ABC Signature, which produces Grey’s Anatomy, gave this statement to The Hollywood Reporter: “We filed a formal request then with the LAPD for an immediate investigation into this matter and for the appropriate action to be taken promptly. We were disappointed to learn that no action was taken and support Mr. Simon in his complaint.”
Simon’s encounter with LAPD in March of 2021 is one of many incidents involving Black Californians who are stopped by police at a disproportionately higher rate than other racial groups. According to the lawsuit, Simon is a driver for the production of Grey’s Anatomy and is a unionized Disney employee. His job entailed driving crewmembers and talent between the show’s filming location in Tarzana and the production’s base camp.
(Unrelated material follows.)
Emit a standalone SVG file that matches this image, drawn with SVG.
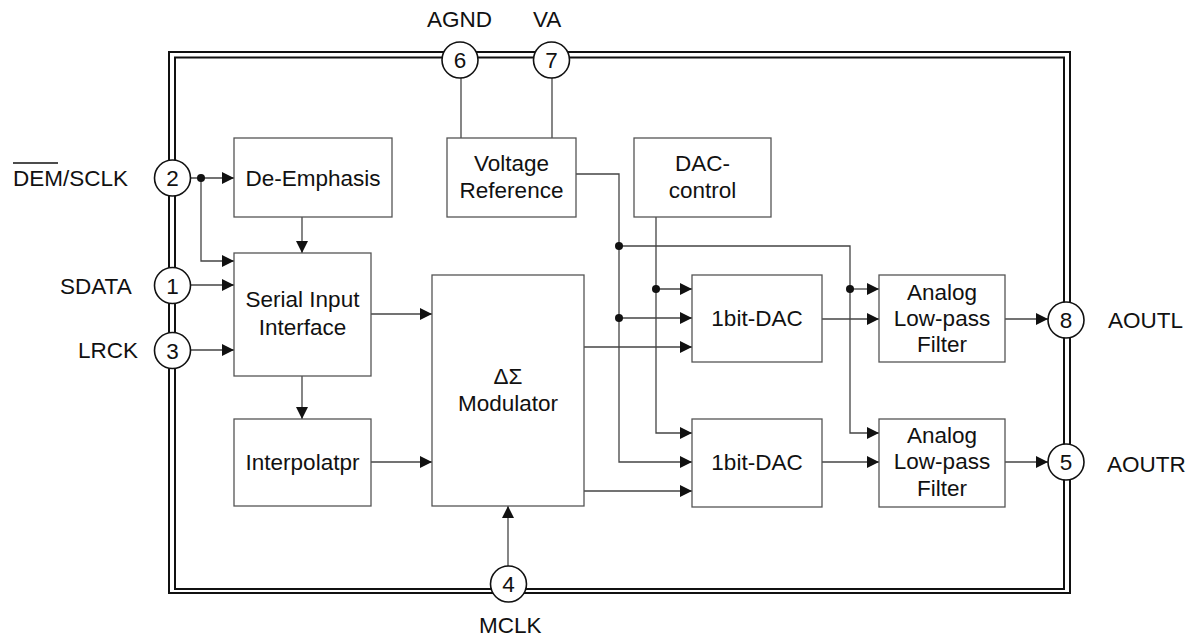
<svg xmlns="http://www.w3.org/2000/svg" width="1198" height="641" viewBox="0 0 1198 641">
<defs>
<style>
text{font-family:"Liberation Sans",Arial,sans-serif;font-size:22.5px;fill:#111}
.c{text-anchor:middle}
.box{fill:#fff;stroke:#555;stroke-width:1.3}
.pin{fill:#fff;stroke:#111;stroke-width:1.6}
.frame{fill:none;stroke:#111;stroke-width:2}
.w{fill:none;stroke:#444;stroke-width:1.3}
.dot{fill:#111}
</style>
<marker id="ar" markerUnits="userSpaceOnUse" markerWidth="12" markerHeight="12" refX="12" refY="6" orient="auto">
<path d="M0,0 L12,6 L0,12 z" fill="#111"/>
</marker>
</defs>
<rect width="1198" height="641" fill="#fff"/>
<g id="frame">
<rect class="frame" x="169" y="52" width="901" height="541"/>
<rect class="frame" x="175" y="57.5" width="889" height="531.5"/>
</g>
<g id="connectors">
<line class="w" x1="190" y1="178" x2="234" y2="178" marker-end="url(#ar)"/>
<polyline class="w" points="201,178 201,261 234,261" marker-end="url(#ar)"/>
<line class="w" x1="302" y1="217" x2="302" y2="253" marker-end="url(#ar)"/>
<line class="w" x1="190" y1="285" x2="234" y2="285" marker-end="url(#ar)"/>
<line class="w" x1="190" y1="350" x2="234" y2="350" marker-end="url(#ar)"/>
<line class="w" x1="302" y1="376" x2="302" y2="419" marker-end="url(#ar)"/>
<line class="w" x1="371" y1="314" x2="432" y2="314" marker-end="url(#ar)"/>
<line class="w" x1="371" y1="462" x2="432" y2="462" marker-end="url(#ar)"/>
<line class="w" x1="508" y1="566" x2="508" y2="506" marker-end="url(#ar)"/>
<line class="w" x1="461" y1="78" x2="461" y2="138"/>
<line class="w" x1="552" y1="78" x2="552" y2="138"/>
<polyline class="w" points="576,174 619,174 619,462 692,462" marker-end="url(#ar)"/>
<line class="w" x1="619" y1="318" x2="692" y2="318" marker-end="url(#ar)"/>
<polyline class="w" points="619,246 850,246 850,433 879,433" marker-end="url(#ar)"/>
<line class="w" x1="850" y1="289" x2="879" y2="289" marker-end="url(#ar)"/>
<polyline class="w" points="656,217 656,433 692,433" marker-end="url(#ar)"/>
<line class="w" x1="656" y1="289" x2="692" y2="289" marker-end="url(#ar)"/>
<line class="w" x1="584" y1="347" x2="692" y2="347" marker-end="url(#ar)"/>
<line class="w" x1="584" y1="491" x2="692" y2="491" marker-end="url(#ar)"/>
<line class="w" x1="822" y1="319" x2="879" y2="319" marker-end="url(#ar)"/>
<line class="w" x1="822" y1="462" x2="879" y2="462" marker-end="url(#ar)"/>
<line class="w" x1="1005" y1="319" x2="1048" y2="319" marker-end="url(#ar)"/>
<line class="w" x1="1005" y1="462" x2="1048" y2="462" marker-end="url(#ar)"/>
<circle class="dot" cx="201" cy="178" r="4"/>
<circle class="dot" cx="619" cy="246" r="4"/>
<circle class="dot" cx="619" cy="318" r="4"/>
<circle class="dot" cx="656" cy="289" r="4"/>
<circle class="dot" cx="850" cy="289" r="4"/>
</g>
<g id="de-emphasis"><rect class="box" x="234" y="138" width="158" height="79"/><text class="c" x="313" y="186">De-Emphasis</text></g>
<g id="serial-input"><rect class="box" x="234" y="253" width="137" height="123"/><text class="c" x="302.5" y="307">Serial Input</text><text class="c" x="302.5" y="335">Interface</text></g>
<g id="interpolator"><rect class="box" x="234" y="419" width="137" height="87"/><text class="c" x="302.5" y="470">Interpolatpr</text></g>
<g id="voltage-reference"><rect class="box" x="447" y="138" width="129" height="79"/><text class="c" x="511.5" y="171">Voltage</text><text class="c" x="511.5" y="198">Reference</text></g>
<g id="dac-control"><rect class="box" x="634" y="138" width="137" height="79"/><text class="c" x="702.5" y="171">DAC-</text><text class="c" x="702.5" y="198">control</text></g>
<g id="modulator"><rect class="box" x="432" y="275" width="152" height="231"/><text class="c" x="508" y="384">ΔΣ</text><text class="c" x="508" y="411">Modulator</text></g>
<g id="dac-top"><rect class="box" x="692" y="275" width="130" height="87"/><text class="c" x="757" y="326">1bit-DAC</text></g>
<g id="dac-bottom"><rect class="box" x="692" y="419" width="130" height="88"/><text class="c" x="757" y="470">1bit-DAC</text></g>
<g id="lpf-top"><rect class="box" x="879" y="275" width="126" height="87"/><text class="c" x="942" y="300">Analog</text><text class="c" x="942" y="326">Low-pass</text><text class="c" x="942" y="352">Filter</text></g>
<g id="lpf-bottom"><rect class="box" x="879" y="419" width="126" height="88"/><text class="c" x="942" y="443">Analog</text><text class="c" x="942" y="469">Low-pass</text><text class="c" x="942" y="496">Filter</text></g>
<g id="pin2"><circle class="pin" cx="172.5" cy="178" r="18"/><text class="c" x="172.5" y="186">2</text><text x="13" y="186">DEM/SCLK</text><line x1="13" y1="163" x2="58" y2="163" stroke="#111" stroke-width="1.5"/></g>
<g id="pin1"><circle class="pin" cx="172.5" cy="285.5" r="18"/><text class="c" x="172.5" y="293.5">1</text><text x="60" y="294">SDATA</text></g>
<g id="pin3"><circle class="pin" cx="172.5" cy="350.5" r="18"/><text class="c" x="172.5" y="358.5">3</text><text x="78" y="358">LRCK</text></g>
<g id="pin6"><circle class="pin" cx="460" cy="60" r="18"/><text class="c" x="460" y="68">6</text><text x="427" y="27">AGND</text></g>
<g id="pin7"><circle class="pin" cx="551.5" cy="60" r="18"/><text class="c" x="551.5" y="68">7</text><text x="533" y="27">VA</text></g>
<g id="pin8"><circle class="pin" cx="1066" cy="320" r="18"/><text class="c" x="1066" y="328">8</text><text x="1108" y="328">AOUTL</text></g>
<g id="pin5"><circle class="pin" cx="1066" cy="462" r="18"/><text class="c" x="1066" y="470">5</text><text x="1107" y="472">AOUTR</text></g>
<g id="pin4"><circle class="pin" cx="508.5" cy="584" r="18"/><text class="c" x="508.5" y="592">4</text><text x="479" y="633">MCLK</text></g>
</svg>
Simon says he noticed the LAPD vehicle at a four-way stop a short distance from the base camp and it followed him to the site.
“Given that there was no reason to suspect Mr. Simon of committing any crime or traffic violation, the decision to pursue Mr. Simon — based solely on the fact that he was an African American male lawfully driving in the predominantly white neighborhood of Tarzana, California — constitutes racial profiling and discrimination in violation of Mr. Simon’s rights under the Equal Protection Clause of the Fourteenth Amendment and California law,” writes attorney Stephen Larson in the complaint.
At the entrance of the production site, the officers were told by security that Simon was an employee and that he was driving a company van, the lawsuit says. They entered the area anyway and approached Simon with their guns drawn as he sat in the driver’s seat of the parked van.
“The Doe Officer Defendants continued to treat Mr. Simon in an overly hostile and extraordinarily dangerous manner despite pleas from several [Disney General Entertainment Content] crewmembers that Mr. Simon was an employee, that the van had been rented by DGE, and that Mr. Simon and the van were where they were supposed to be,” writes Larson. “Instead of heeding those pleas, Doe Officer Defendants yelled at the crewmembers to ‘get out of the line of fire,’ which only increased Mr. Simon’s legitimate fear for his life as he lay surrounded by at least eight LAPD officers pointing their guns in his direction.”
Simon argues that his prolonged detention in which he was forced to “lie spread eagle on the asphalt” for roughly 20 minutes, constitutes an arrest without probable cause. His suit against the City of Los Angeles, LAPD Chief of Police Michel Moore and the two unnamed officers alleges unreasonable search and seizure, excessive force and racial profiling, among other claims.
The officers had checked Simon’s license plate and were mistakenly alerted that the van he was driving matched a BMW sedan that had been reported stolen, according to the lawsuit. Jonathan Phillips, representing Simon, says his client was driving a Ford van, “which is very different.”
The LAPD has been criticized for failing to implement proper policies and practices regarding the use of automated license plate readers. In February 2020, the California State Auditor found that “Los Angeles was the most lax in its approach to authorizing ALPR user accounts” and that it doesn’t require training for users to access the system.
The complaint alleges the LAPD “failed to take any meaningful action to either hold those officers accountable or to give Mr. Simon even a semblance of justice” after investigating the incident.
Shonda Rhimes, the creator of Grey’s Anatomy, tells THR: “What happened to Mr. Simon was beyond unacceptable. It was another example of a broken system that puts valuable lives in danger and damages spirits. Shondaland stands with Mr. Simon and his family in this complaint.”